His hands are sticky in mine. Every once in a while he’ll squeeze it and point at something.Or just squeeze it because he can. We shift in sync of the tractor, crawling down the Thai freeway, slowly passing people on their bikes. His toothy smile is broken and stained, from what I’m not sure. Probably something to do with the fact that he’s from some Hilltribe, or maybe Bhurma, or maybe Laos. He isn’t a person to the Thai government. They don’t recognize him or his brothers as people. All of the children in VCDF’s orphanage aren’t considered people. They don’t recognize their hands as real, they don’t recognize their smiles, laughter or tiny toes as real.
One of the boys here could barely walk when he first arrived at the orphanage. Now he runs at any chance.
How they all got here varies. They may have asked to come, shown that they want to study, or worst case scenario they were taken from the streets due to abuse, whether it be sexual or physical. Many of their parents, if they are still around, are drug addicts and demand their children to beg for the money to fund their various addictions. So VCDF provides work and rehabilitation for parents that want to change and have better futures for their children.
We visited the Bhurma and Thai border. The children scream from the other side of the fence as we hand out food. They proceed to jump over and sprint at each of us. Immediately we are embraced, we are clung to. These children yearn for touch and don't hesitate to hold our hands to hold us as if we are their shelter. Hillary, Rachel, Kevin and Heidi buy all the children shoes because their feet are cut up. One girl we encounter doesn't have underwear. Her shirt is filthy. So Sarah buys her a new outfit. This girl's mother has been sexually abused and is addicted to the home made version of speed and caffeine pills. She leaves with us for the children's home.
These children amaze me. On this whole trip I've felt numb by my surroundings, unable to engage and cry and laugh like I feel I should. And this all changes with the children's home. They run to the car screaming and laughing before we even open the doors. They climb all over us. They laugh so loud and play tricks and make you feel like a freaking million bucks. There are scars all over their arms and faces. There teeth are proof of their poverty. And yet they laugh.

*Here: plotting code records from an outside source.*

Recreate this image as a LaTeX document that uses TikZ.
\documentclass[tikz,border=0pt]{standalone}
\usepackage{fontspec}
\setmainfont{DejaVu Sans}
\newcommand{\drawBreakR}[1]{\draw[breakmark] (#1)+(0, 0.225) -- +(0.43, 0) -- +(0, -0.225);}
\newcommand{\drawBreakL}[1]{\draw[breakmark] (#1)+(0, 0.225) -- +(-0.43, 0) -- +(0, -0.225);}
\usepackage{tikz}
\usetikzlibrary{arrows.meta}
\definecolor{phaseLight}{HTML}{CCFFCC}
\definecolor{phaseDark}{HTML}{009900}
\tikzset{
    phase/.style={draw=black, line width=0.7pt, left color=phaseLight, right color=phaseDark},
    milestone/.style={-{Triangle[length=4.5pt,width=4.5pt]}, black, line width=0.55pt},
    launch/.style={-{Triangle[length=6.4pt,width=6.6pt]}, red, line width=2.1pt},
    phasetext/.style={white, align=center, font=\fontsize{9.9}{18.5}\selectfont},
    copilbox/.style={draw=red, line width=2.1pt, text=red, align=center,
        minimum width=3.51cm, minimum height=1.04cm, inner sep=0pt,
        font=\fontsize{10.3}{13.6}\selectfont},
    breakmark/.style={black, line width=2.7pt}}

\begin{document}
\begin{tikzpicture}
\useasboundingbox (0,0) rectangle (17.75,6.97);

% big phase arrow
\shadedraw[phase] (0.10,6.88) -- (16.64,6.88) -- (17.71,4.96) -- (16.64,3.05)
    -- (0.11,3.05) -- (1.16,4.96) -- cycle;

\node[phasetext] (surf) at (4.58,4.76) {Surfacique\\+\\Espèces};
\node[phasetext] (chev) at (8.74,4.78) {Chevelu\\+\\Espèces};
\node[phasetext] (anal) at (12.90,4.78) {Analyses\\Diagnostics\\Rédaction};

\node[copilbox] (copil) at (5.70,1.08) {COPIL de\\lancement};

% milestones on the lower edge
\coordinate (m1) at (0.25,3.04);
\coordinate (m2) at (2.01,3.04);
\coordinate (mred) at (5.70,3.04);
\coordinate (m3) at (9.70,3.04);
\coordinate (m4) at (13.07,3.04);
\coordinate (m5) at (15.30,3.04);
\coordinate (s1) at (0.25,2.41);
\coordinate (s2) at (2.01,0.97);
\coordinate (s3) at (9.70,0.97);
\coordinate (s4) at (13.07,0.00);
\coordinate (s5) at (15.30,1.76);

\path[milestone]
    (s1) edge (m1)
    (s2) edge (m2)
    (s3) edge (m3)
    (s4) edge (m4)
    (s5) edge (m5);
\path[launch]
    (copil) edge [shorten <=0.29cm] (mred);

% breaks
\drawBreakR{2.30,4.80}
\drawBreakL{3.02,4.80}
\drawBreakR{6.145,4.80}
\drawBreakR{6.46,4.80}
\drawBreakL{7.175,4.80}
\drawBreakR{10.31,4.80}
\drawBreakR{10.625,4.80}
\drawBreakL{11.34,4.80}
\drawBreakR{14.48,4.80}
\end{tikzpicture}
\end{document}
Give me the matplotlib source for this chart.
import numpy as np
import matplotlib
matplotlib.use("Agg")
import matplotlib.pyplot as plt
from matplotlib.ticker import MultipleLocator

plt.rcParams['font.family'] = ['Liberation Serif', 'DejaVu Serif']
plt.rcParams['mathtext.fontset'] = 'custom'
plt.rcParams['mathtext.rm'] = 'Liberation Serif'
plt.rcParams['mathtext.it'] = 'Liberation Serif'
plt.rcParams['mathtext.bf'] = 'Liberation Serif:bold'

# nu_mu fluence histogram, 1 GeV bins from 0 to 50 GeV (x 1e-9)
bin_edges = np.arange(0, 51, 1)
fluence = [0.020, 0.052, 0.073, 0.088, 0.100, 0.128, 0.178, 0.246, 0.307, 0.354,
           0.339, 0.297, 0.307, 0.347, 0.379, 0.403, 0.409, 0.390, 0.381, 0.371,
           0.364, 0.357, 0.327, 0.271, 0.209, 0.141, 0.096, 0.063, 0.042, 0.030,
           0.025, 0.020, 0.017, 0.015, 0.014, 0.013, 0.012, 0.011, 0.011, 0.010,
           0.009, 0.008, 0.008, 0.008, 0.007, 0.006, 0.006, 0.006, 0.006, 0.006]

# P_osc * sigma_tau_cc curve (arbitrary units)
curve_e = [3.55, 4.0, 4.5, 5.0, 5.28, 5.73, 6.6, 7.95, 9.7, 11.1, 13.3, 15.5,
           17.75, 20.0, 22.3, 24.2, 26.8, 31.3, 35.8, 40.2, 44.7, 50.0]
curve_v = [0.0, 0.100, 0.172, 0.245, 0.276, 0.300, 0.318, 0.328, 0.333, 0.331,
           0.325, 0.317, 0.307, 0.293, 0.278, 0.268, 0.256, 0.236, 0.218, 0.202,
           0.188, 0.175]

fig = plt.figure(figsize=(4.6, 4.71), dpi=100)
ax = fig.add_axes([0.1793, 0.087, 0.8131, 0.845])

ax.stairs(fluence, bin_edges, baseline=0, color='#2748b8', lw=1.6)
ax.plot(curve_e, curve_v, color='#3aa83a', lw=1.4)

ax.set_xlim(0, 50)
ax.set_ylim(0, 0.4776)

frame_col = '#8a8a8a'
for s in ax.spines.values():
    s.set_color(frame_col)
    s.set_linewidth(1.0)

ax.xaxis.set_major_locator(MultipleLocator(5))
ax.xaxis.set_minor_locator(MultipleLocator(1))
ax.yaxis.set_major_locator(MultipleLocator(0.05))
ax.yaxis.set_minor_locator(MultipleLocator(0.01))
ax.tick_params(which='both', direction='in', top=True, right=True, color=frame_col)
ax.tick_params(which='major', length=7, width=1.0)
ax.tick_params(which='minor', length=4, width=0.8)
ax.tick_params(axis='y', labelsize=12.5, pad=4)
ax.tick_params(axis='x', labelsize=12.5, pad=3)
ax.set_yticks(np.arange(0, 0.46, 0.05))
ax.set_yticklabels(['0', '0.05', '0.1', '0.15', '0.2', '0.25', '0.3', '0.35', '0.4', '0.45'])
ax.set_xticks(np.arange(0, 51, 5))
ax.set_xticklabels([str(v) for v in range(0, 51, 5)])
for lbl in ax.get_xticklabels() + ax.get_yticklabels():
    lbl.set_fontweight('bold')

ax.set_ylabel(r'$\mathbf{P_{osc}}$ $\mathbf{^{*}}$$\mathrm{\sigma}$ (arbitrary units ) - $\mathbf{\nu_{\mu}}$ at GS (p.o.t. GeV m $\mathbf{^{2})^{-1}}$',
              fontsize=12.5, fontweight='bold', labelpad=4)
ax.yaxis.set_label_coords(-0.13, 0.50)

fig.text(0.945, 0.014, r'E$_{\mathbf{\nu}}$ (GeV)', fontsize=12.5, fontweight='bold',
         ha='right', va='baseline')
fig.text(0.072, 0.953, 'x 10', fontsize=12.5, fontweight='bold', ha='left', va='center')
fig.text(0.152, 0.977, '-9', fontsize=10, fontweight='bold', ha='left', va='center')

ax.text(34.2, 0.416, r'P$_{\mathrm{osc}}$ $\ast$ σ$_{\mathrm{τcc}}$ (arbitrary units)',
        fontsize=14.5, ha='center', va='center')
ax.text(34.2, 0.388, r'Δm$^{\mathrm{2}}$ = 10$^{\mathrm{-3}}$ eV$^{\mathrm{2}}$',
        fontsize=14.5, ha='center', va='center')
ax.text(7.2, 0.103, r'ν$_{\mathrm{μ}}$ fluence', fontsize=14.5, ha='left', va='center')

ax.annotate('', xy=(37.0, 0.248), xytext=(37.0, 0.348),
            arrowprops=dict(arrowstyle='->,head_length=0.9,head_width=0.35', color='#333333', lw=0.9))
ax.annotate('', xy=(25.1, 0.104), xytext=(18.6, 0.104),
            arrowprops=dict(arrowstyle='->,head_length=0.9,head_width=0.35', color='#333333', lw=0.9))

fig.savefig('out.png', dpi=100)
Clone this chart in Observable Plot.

They've changed my life. I leave Thailand in less than an hour but this isn't the last time I'll be here. These children deserve to be acknowledged. They deserve to be protected and more than anything they deserve the love that Christ has for them. Nothing can change that in my mind.
I ride elephants. I got to pet a tiger. These are things that have brought me incredible joy. To the point that I was trembling when I saw an elephant. But I got to hold a child who needed it. I got to give them all my attention. And that's how I'll remember Thailand.